→ **GIVEN PROBLEM**: Once the pictures are set aside, transcribe the remaining data exactly.

→ **DATA SEGMENT**:
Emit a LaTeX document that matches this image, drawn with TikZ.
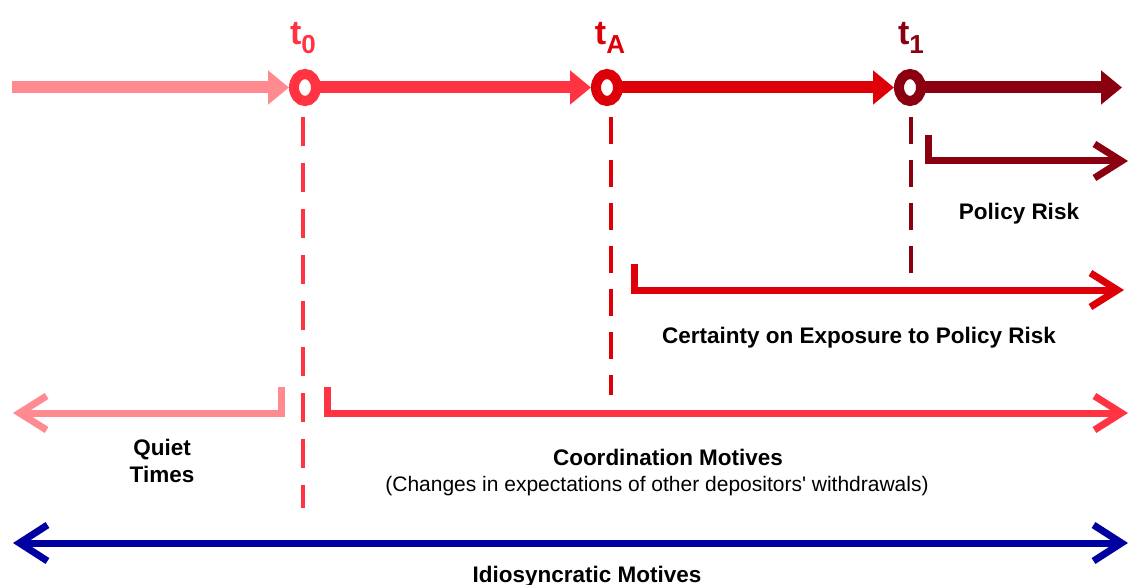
\documentclass[tikz,border=0pt]{standalone}
\usepackage{fontspec}
\setmainfont{Liberation Sans}
\newfontfamily\plainsans{Liberation Sans}
\usetikzlibrary{arrows.meta,shapes.geometric}
\definecolor{cPink}{HTML}{FF8A90}
\definecolor{cRed}{HTML}{FF3341}
\definecolor{cDark}{HTML}{DD0009}
\definecolor{cMaroon}{HTML}{8B0010}
\definecolor{cBlue}{HTML}{0000A0}
\tikzset{
  ring/.style={draw=#1, fill=white, ellipse, minimum width=22pt, minimum height=27pt, inner sep=0pt, outer sep=0pt, line width=10pt},
  tl/.style={draw=#1, line width=12pt, -{Triangle[length=21pt,width=33pt]}, shorten >=5pt},
  dline/.style={draw=#1, line width=4.5pt, dash pattern=on 28pt off 16pt},
  bracket/.style={draw=#1, line width=7pt, line join=miter, line cap=butt},
  barb/.style={-{Straight Barb[length=27pt,width=34pt,line width=7pt]}},
  tlab/.style={text=#1, font=\bfseries\fontsize{34}{34}\selectfont, anchor=base, inner sep=0pt},
  blab/.style={font=\bfseries\fontsize{22.5}{27}\selectfont, anchor=base, inner sep=0pt, align=center},
  rlab/.style={font=\plainsans\fontsize{21}{25}\selectfont, anchor=base, inner sep=0pt},
}
\begin{document}
\begin{tikzpicture}[x=1pt,y=-1pt]
\useasboundingbox (0,0) rectangle (1134,585);
% circles
\node[ring=cRed] (c0) at (305,87.5) {};
\node[ring=cDark] (cA) at (607,87.5) {};
\node[ring=cMaroon] (c1) at (910,87.5) {};
% labels
\node[tlab=cRed] (l0) at (303,45) {t\raisebox{-9pt}{\fontsize{26}{26}\selectfont 0}};
\node[tlab=cDark] (lA) at (610,45) {t\raisebox{-9pt}{\fontsize{26}{26}\selectfont A}};
\node[tlab=cMaroon] (l1) at (911,45) {t\raisebox{-9pt}{\fontsize{26}{26}\selectfont 1}};
% timeline
\coordinate (s) at (12,87.5);
\coordinate (e) at (1122,87.5);
\draw[tl=cPink] (s) -- (c0.west);
\draw[tl=cRed] (c0.east) -- (cA.west);
\draw[tl=cDark] (cA.east) -- (c1.west);
\draw[tl=cMaroon, shorten >=0pt] (c1.east) -- (e);
% dashed verticals
\coordinate (d0) at (303,508);
\coordinate (dA) at (611,395);
\coordinate (d1) at (911,278);
\draw[dline=cRed, dash pattern=on 29pt off 17pt] (303,117) -- (d0);
\draw[dline=cDark, dash pattern=on 27pt off 16pt] (611,117) -- (dA);
\draw[dline=cMaroon, dash pattern=on 27pt off 16pt] (911,117) -- (d1);
% policy risk bracket
\coordinate (p0) at (928,135);
\coordinate (p1) at (928,161);
\coordinate (p2) at (1128,161);
\draw[bracket=cMaroon, barb] (p0) -- (p1) -- (p2);
\node[blab] (pr) at (1019,220) {Policy Risk};
% certainty bracket
\coordinate (q0) at (634,264);
\coordinate (q1) at (634,290);
\coordinate (q2) at (1124,290);
\draw[bracket=cDark, barb] (q0) -- (q1) -- (q2);
\node[blab] (ce) at (859,343) {Certainty on Exposure to Policy Risk};
% quiet times bracket
\coordinate (r0) at (281,387);
\coordinate (r1) at (281,413);
\coordinate (r2) at (13,413);
\draw[bracket=cPink, barb] (r0) -- (r1) -- (r2);
\node[blab] (qt) at (162,455) {Quiet};
\node[blab] (qt2) at (162,482) {Times};
% coordination bracket
\coordinate (k0) at (327,387);
\coordinate (k1) at (327,413);
\coordinate (k2) at (1128,413);
\draw[bracket=cRed, barb] (k0) -- (k1) -- (k2);
\node[blab] (cm) at (668,465) {Coordination Motives};
\node[rlab] (cm2) at (657,491) {(Changes in expectations of other depositors' withdrawals)};
% idiosyncratic
\coordinate (b0) at (13,543);
\coordinate (b1) at (1128,543);
\draw[draw=cBlue, line width=7pt, {Straight Barb[length=28pt,width=36pt,line width=7pt]}-{Straight Barb[length=28pt,width=36pt,line width=7pt]}] (b0) -- (b1);
\node[blab] (im) at (587,582) {Idiosyncratic Motives};
\end{tikzpicture}
\end{document}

→ **SOLUTION TO THE EXERCISE**:
Emit a LaTeX document that matches this image, drawn with TikZ.
\documentclass[tikz,border=0pt]{standalone}
\usepackage{fontspec}
\setmainfont{Liberation Sans}
\newfontfamily\plainsans{Liberation Sans}
\usetikzlibrary{arrows.meta,shapes.geometric}
\definecolor{cPink}{HTML}{FF8A90}
\definecolor{cRed}{HTML}{FF3341}
\definecolor{cDark}{HTML}{DD0009}
\definecolor{cMaroon}{HTML}{8B0010}
\definecolor{cBlue}{HTML}{0000A0}
\tikzset{
  ring/.style={draw=#1, fill=white, ellipse, minimum width=22pt, minimum height=27pt, inner sep=0pt, outer sep=0pt, line width=10pt},
  tl/.style={draw=#1, line width=12pt, -{Triangle[length=21pt,width=33pt]}, shorten >=5pt},
  dline/.style={draw=#1, line width=4.5pt, dash pattern=on 28pt off 16pt},
  bracket/.style={draw=#1, line width=7pt, line join=miter, line cap=butt},
  barb/.style={-{Straight Barb[length=27pt,width=34pt,line width=7pt]}},
  tlab/.style={text=#1, font=\bfseries\fontsize{34}{34}\selectfont, anchor=base, inner sep=0pt},
  blab/.style={font=\bfseries\fontsize{22.5}{27}\selectfont, anchor=base, inner sep=0pt, align=center},
  rlab/.style={font=\plainsans\fontsize{21}{25}\selectfont, anchor=base, inner sep=0pt},
}
\begin{document}
\begin{tikzpicture}[x=1pt,y=-1pt]
\useasboundingbox (0,0) rectangle (1134,585);
% circles
\node[ring=cRed] (c0) at (305,87.5) {};
\node[ring=cDark] (cA) at (607,87.5) {};
\node[ring=cMaroon] (c1) at (910,87.5) {};
% labels
\node[tlab=cRed] (l0) at (303,45) {t\raisebox{-9pt}{\fontsize{26}{26}\selectfont 0}};
\node[tlab=cDark] (lA) at (610,45) {t\raisebox{-9pt}{\fontsize{26}{26}\selectfont A}};
\node[tlab=cMaroon] (l1) at (911,45) {t\raisebox{-9pt}{\fontsize{26}{26}\selectfont 1}};
% timeline
\coordinate (s) at (12,87.5);
\coordinate (e) at (1122,87.5);
\draw[tl=cPink] (s) -- (c0.west);
\draw[tl=cRed] (c0.east) -- (cA.west);
\draw[tl=cDark] (cA.east) -- (c1.west);
\draw[tl=cMaroon, shorten >=0pt] (c1.east) -- (e);
% dashed verticals
\coordinate (d0) at (303,508);
\coordinate (dA) at (611,395);
\coordinate (d1) at (911,278);
\draw[dline=cRed, dash pattern=on 29pt off 17pt] (303,117) -- (d0);
\draw[dline=cDark, dash pattern=on 27pt off 16pt] (611,117) -- (dA);
\draw[dline=cMaroon, dash pattern=on 27pt off 16pt] (911,117) -- (d1);
% policy risk bracket
\coordinate (p0) at (928,135);
\coordinate (p1) at (928,161);
\coordinate (p2) at (1128,161);
\draw[bracket=cMaroon, barb] (p0) -- (p1) -- (p2);
\node[blab] (pr) at (1019,220) {Policy Risk};
% certainty bracket
\coordinate (q0) at (634,264);
\coordinate (q1) at (634,290);
\coordinate (q2) at (1124,290);
\draw[bracket=cDark, barb] (q0) -- (q1) -- (q2);
\node[blab] (ce) at (859,343) {Certainty on Exposure to Policy Risk};
% quiet times bracket
\coordinate (r0) at (281,387);
\coordinate (r1) at (281,413);
\coordinate (r2) at (13,413);
\draw[bracket=cPink, barb] (r0) -- (r1) -- (r2);
\node[blab] (qt) at (162,455) {Quiet};
\node[blab] (qt2) at (162,482) {Times};
% coordination bracket
\coordinate (k0) at (327,387);
\coordinate (k1) at (327,413);
\coordinate (k2) at (1128,413);
\draw[bracket=cRed, barb] (k0) -- (k1) -- (k2);
\node[blab] (cm) at (668,465) {Coordination Motives};
\node[rlab] (cm2) at (657,491) {(Changes in expectations of other depositors' withdrawals)};
% idiosyncratic
\coordinate (b0) at (13,543);
\coordinate (b1) at (1128,543);
\draw[draw=cBlue, line width=7pt, {Straight Barb[length=28pt,width=36pt,line width=7pt]}-{Straight Barb[length=28pt,width=36pt,line width=7pt]}] (b0) -- (b1);
\node[blab] (im) at (587,582) {Idiosyncratic Motives};
\end{tikzpicture}
\end{document}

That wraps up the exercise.